One insider claimed some 150 lawmakers may vote against the RH bill, 20 will abstain, and 10 will be absent on Tuesday.
Not like impeachment vote
Gonzales also expressed doubts that the administration will force an RH approval the same way it worked for the impeachment of former Chief Justice Renato Corona. “Si Presidente, ayaw makipagaway sa simbahan.”
Thus, Gonzales believes the House leadership merely wants to resolve the matter of the RH even if it is unsure of its approval.
“Gusto naming to get it over with, we don’t want to reach absurdity na debate na lang tayo ng debate. Now si Speaker [Belmonte] will let the chips fall where it will fall, basta kami we want to notify each and every member...(so) there will be a voting.”
Gonzales and House Speaker Sonny Belmonte have both expressed support for the bill.
Gonzales said the President may meet with lawmakers to discuss RH. “We're not sure. Suffice it is to say the President magsasalita siya rito. Mainvite ang legislators and other people.”
Gonzales said he is also unsure of how Tuesday will pan out, noting anti-RH lawmakers may try to delay any vote. "Ang appeal sa anti-RH, in light of fact they claim they have the vote necessary to defeat it, let's go on with the vote, wag na natin idelay by resorting to parliamentary strategy.”
Nevertheless, Gonzales also said that reservations have been made for seats in the gallery for those interested to watch the vote.
Gonzales noted that even if the debates are terminated, the bill still needs to hurdle the period of amendments before final approval.
War between former allies
As this developed, the word war between former allies in the House Minority heated up over the RH Bill.
Former Minority leader and RH-bill advocate Edcel Lagman continued to take potshots at former President Arroyo.

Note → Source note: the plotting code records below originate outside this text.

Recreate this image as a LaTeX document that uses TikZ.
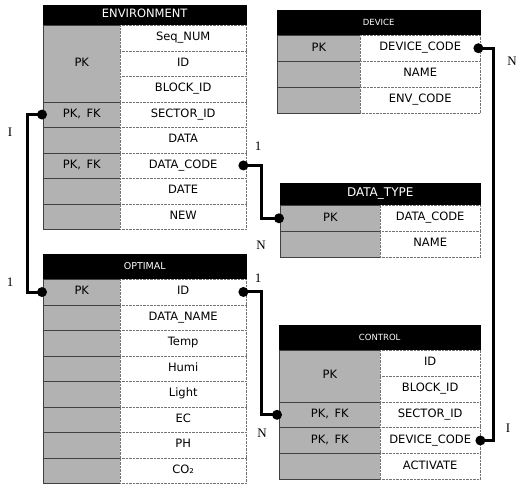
\documentclass[tikz,border=0pt]{standalone}
\usepackage{fontspec}
\newfontfamily\tsans{DejaVu Sans}
\newfontfamily\tserif{Liberation Serif}
\begin{document}
\begin{tikzpicture}[x=1pt,y=-1pt,
  hdr/.style={draw=black, fill=black, text=white, inner sep=0pt, anchor=north west, text height=0.75em, text depth=0.2em},
  keyc/.style={draw=black!75, line width=0.6pt, fill=black!30, inner sep=0pt, anchor=north west, font=\tsans\fontsize{11.5}{12}\selectfont, text height=0.75em, text depth=0.2em},
  fldc/.style={draw=black!55, densely dotted, fill=white, inner sep=0pt, anchor=north west, font=\tsans\fontsize{11.5}{12}\selectfont, text height=0.75em, text depth=0.2em},
  dot/.style={circle, fill=black, inner sep=0pt, minimum size=10pt},
  conn/.style={line width=3pt},
  card/.style={font=\tserif\fontsize{13}{14}\selectfont, inner sep=0pt}
]
\useasboundingbox (0,0) rectangle (516,485);
\fill[white] (0,0) rectangle (516,485);

% ---------- ENVIRONMENT ----------
\begin{scope}[every node/.append style={}]
\node[hdr, minimum width=203pt, minimum height=20pt, font=\tsans\fontsize{11.5}{12}\selectfont] (envh) at (43,5) {ENVIRONMENT};
\node[keyc, minimum width=77pt, minimum height=76.5pt] (envk1) at (43,25) {PK};
\node[keyc, minimum width=77pt, minimum height=25.5pt] (envk4) at (43,101.5) {PK,\, FK};
\node[keyc, minimum width=77pt, minimum height=25.5pt] (envk5) at (43,127) {};
\node[keyc, minimum width=77pt, minimum height=25.5pt] (envk6) at (43,152.5) {PK,\, FK};
\node[keyc, minimum width=77pt, minimum height=25.5pt] (envk7) at (43,178) {};
\node[keyc, minimum width=77pt, minimum height=25.5pt] (envk8) at (43,203.5) {};
\node[fldc, minimum width=126pt, minimum height=25.5pt] (envf1) at (120,25) {Seq\_NUM};
\node[fldc, minimum width=126pt, minimum height=25.5pt] (envf2) at (120,50.5) {ID};
\node[fldc, minimum width=126pt, minimum height=25.5pt] (envf3) at (120,76) {BLOCK\_ID};
\node[fldc, minimum width=126pt, minimum height=25.5pt] (envf4) at (120,101.5) {SECTOR\_ID};
\node[fldc, minimum width=126pt, minimum height=25.5pt] (envf5) at (120,127) {DATA};
\node[fldc, minimum width=126pt, minimum height=25.5pt] (envf6) at (120,152.5) {DATA\_CODE};
\node[fldc, minimum width=126pt, minimum height=25.5pt] (envf7) at (120,178) {DATE};
\node[fldc, minimum width=126pt, minimum height=25.5pt] (envf8) at (120,203.5) {NEW};
\end{scope}

% ---------- OPTIMAL ----------
\node[hdr, minimum width=203pt, minimum height=25pt, font=\tsans\fontsize{9.5}{10}\selectfont] (opth) at (43,254) {OPTIMAL};
\node[keyc, minimum width=77pt, minimum height=25.5pt] (optk1) at (43,279) {PK};
\node[keyc, minimum width=77pt, minimum height=25.5pt] (optk2) at (43,304.5) {};
\node[keyc, minimum width=77pt, minimum height=25.5pt] (optk3) at (43,330) {};
\node[keyc, minimum width=77pt, minimum height=25.5pt] (optk4) at (43,355.5) {};
\node[keyc, minimum width=77pt, minimum height=25.5pt] (optk5) at (43,381) {};
\node[keyc, minimum width=77pt, minimum height=25.5pt] (optk6) at (43,406.5) {};
\node[keyc, minimum width=77pt, minimum height=25.5pt] (optk7) at (43,432) {};
\node[keyc, minimum width=77pt, minimum height=25.5pt] (optk8) at (43,457.5) {};
\node[fldc, minimum width=126pt, minimum height=25.5pt] (optf1) at (120,279) {ID};
\node[fldc, minimum width=126pt, minimum height=25.5pt] (optf2) at (120,304.5) {DATA\_NAME};
\node[fldc, minimum width=126pt, minimum height=25.5pt] (optf3) at (120,330) {Temp};
\node[fldc, minimum width=126pt, minimum height=25.5pt] (optf4) at (120,355.5) {Humi};
\node[fldc, minimum width=126pt, minimum height=25.5pt] (optf5) at (120,381) {Light};
\node[fldc, minimum width=126pt, minimum height=25.5pt] (optf6) at (120,406.5) {EC};
\node[fldc, minimum width=126pt, minimum height=25.5pt] (optf7) at (120,432) {PH};
\node[fldc, minimum width=126pt, minimum height=25.5pt] (optf8) at (120,457.5) {CO₂};

% ---------- DEVICE ----------
\node[hdr, minimum width=203pt, minimum height=25pt, font=\tsans\fontsize{8.5}{9}\selectfont] (devh) at (277,10) {DEVICE};
\node[keyc, minimum width=83pt, minimum height=26pt] (devk1) at (277,35) {PK};
\node[keyc, minimum width=83pt, minimum height=26pt] (devk2) at (277,61) {};
\node[keyc, minimum width=83pt, minimum height=26pt] (devk3) at (277,87) {};
\node[fldc, minimum width=120pt, minimum height=26pt] (devf1) at (360,35) {DEVICE\_CODE};
\node[fldc, minimum width=120pt, minimum height=26pt] (devf2) at (360,61) {NAME};
\node[fldc, minimum width=120pt, minimum height=26pt] (devf3) at (360,87) {ENV\_CODE};

% ---------- DATA_TYPE ----------
\node[hdr, minimum width=200pt, minimum height=22pt, font=\tsans\fontsize{12}{13}\selectfont] (dth) at (280,183) {DATA\_TYPE};
\node[keyc, minimum width=100pt, minimum height=26pt] (dtk1) at (280,205) {PK};
\node[keyc, minimum width=100pt, minimum height=26pt] (dtk2) at (280,231) {};
\node[fldc, minimum width=100pt, minimum height=26pt] (dtf1) at (380,205) {DATA\_CODE};
\node[fldc, minimum width=100pt, minimum height=26pt] (dtf2) at (380,231) {NAME};

% ---------- CONTROL ----------
\node[hdr, minimum width=201pt, minimum height=25pt, font=\tsans\fontsize{8.5}{9}\selectfont] (ctlh) at (279,325) {CONTROL};
\node[keyc, minimum width=101pt, minimum height=51.6pt] (ctlk1) at (279,350) {PK};
\node[keyc, minimum width=101pt, minimum height=25.8pt] (ctlk3) at (279,401.6) {PK,\, FK};
\node[keyc, minimum width=101pt, minimum height=25.8pt] (ctlk4) at (279,427.4) {PK,\, FK};
\node[keyc, minimum width=101pt, minimum height=25.8pt] (ctlk5) at (279,453.2) {};
\node[fldc, minimum width=100pt, minimum height=25.8pt] (ctlf1) at (380,350) {ID};
\node[fldc, minimum width=100pt, minimum height=25.8pt] (ctlf2) at (380,375.8) {BLOCK\_ID};
\node[fldc, minimum width=100pt, minimum height=25.8pt] (ctlf3) at (380,401.6) {SECTOR\_ID};
\node[fldc, minimum width=100pt, minimum height=25.8pt] (ctlf4) at (380,427.4) {DEVICE\_CODE};
\node[fldc, minimum width=100pt, minimum height=25.8pt] (ctlf5) at (380,453.2) {ACTIVATE};

% ---------- dots ----------
\node[dot] (ed1) at ([xshift=-1pt]envk4.west) {};
\node[dot] (ed2) at ([xshift=-3pt]envf6.east) {};
\node[dot] (od1) at ([xshift=-1pt]optk1.west) {};
\node[dot] (od2) at ([xshift=-3pt]optf1.east) {};
\node[dot] (dd1) at ([xshift=-1pt]dtk1.west) {};
\node[dot] (cd1) at ([xshift=-2pt]ctlk3.west) {};
\node[dot] (vd1) at ([xshift=-2pt]devf1.east) {};
\node[dot] (cd2) at (ctlf4.east) {};

\coordinate (lx) at (27,200);
\coordinate (mx1) at (261,190);
\coordinate (mx2) at (261,350);
\coordinate (rx) at (493,250);

\draw[conn] (ed1.center) -| (lx) |- (od1.center);
\draw[conn] (ed2.center) -| (mx1) |- (dd1.center);
\draw[conn] (od2.center) -| (mx2) |- (cd1.center);
\draw[conn] (vd1.center) -| (rx) |- (cd2.center);

% ---------- cardinalities ----------
\node[card] (c1) at (10,132) {I};
\node[card] (c2) at (10,282) {1};
\node[card] (c3) at (258,146) {1};
\node[card] (c4) at (261,245) {N};
\node[card] (c5) at (258,278) {1};
\node[card] (c6) at (262,433) {N};
\node[card] (c7) at (512,61) {N};
\node[card] (c8) at (508,428) {I};
\end{tikzpicture}
\end{document}
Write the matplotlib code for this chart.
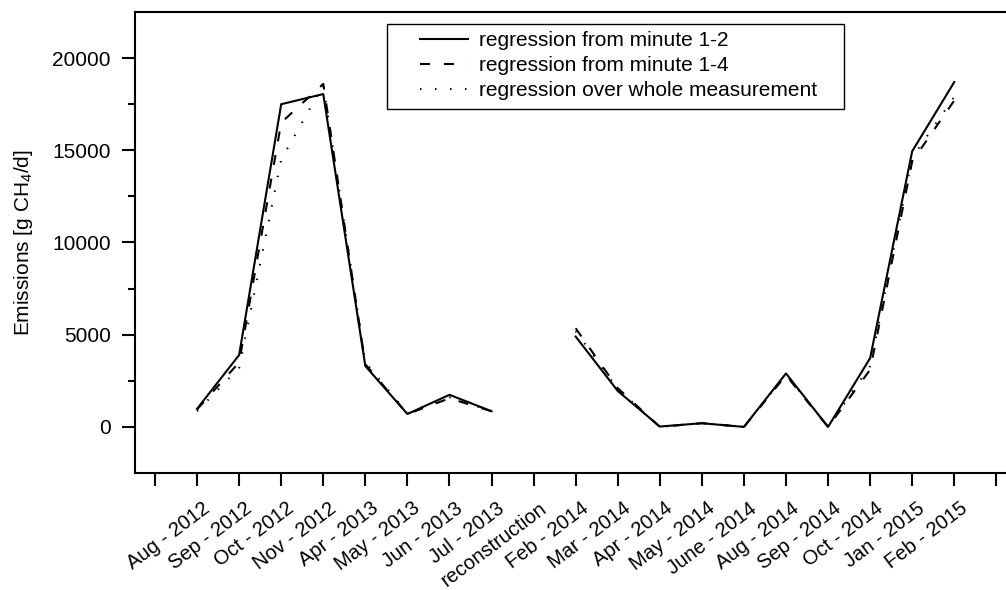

In a statement, Lagman said Arroyo’s current stance against the RH bill “is a complete abandonment of the Statement of Support for the International Conference on Population and Development (ICPD) which she signed on 25 January 2005 on behalf of the Philippine government."
He said the Philippines was among the 179 countries which were signatories to the ICPD Program of Action 18 years ago.
Lagman recalled that Arroyo anchored the government’s support for ICPD on four pillars, namely: (1) responsible parenthood; (2) respect for life or policy against abortion; (3) birth spacing; and, (4) informed choice.
On Thursday, Lagman already said, “the withdrawal of some minority members as co-authors of the RH bill is a mere partisan support for former President Gloria Macapagal-Arroyo’s opposition to the controversial measure. Many of those who withdrew as co-authors are long-standing RH advocates like Rep. Danilo Suarez who has been a consistent and vocal co-author for three Congresses dating back to the 13th Congress.”
Lagman said Arroyo's move was “a departure from her admission that she used contraceptive pills when she was a young mother, presumably to limit the number of her children and for birth spacing. She made this candid admission in March 2003 at a luncheon with pro-family planning legislators in Malacañang.”
Suarez merely laughed off Lagman’s claims. “We both have to answer to our Creator. The President has not, will not and will never influence [her colleagues] to vote on the RH [bill], it's your conscience," Suarez said.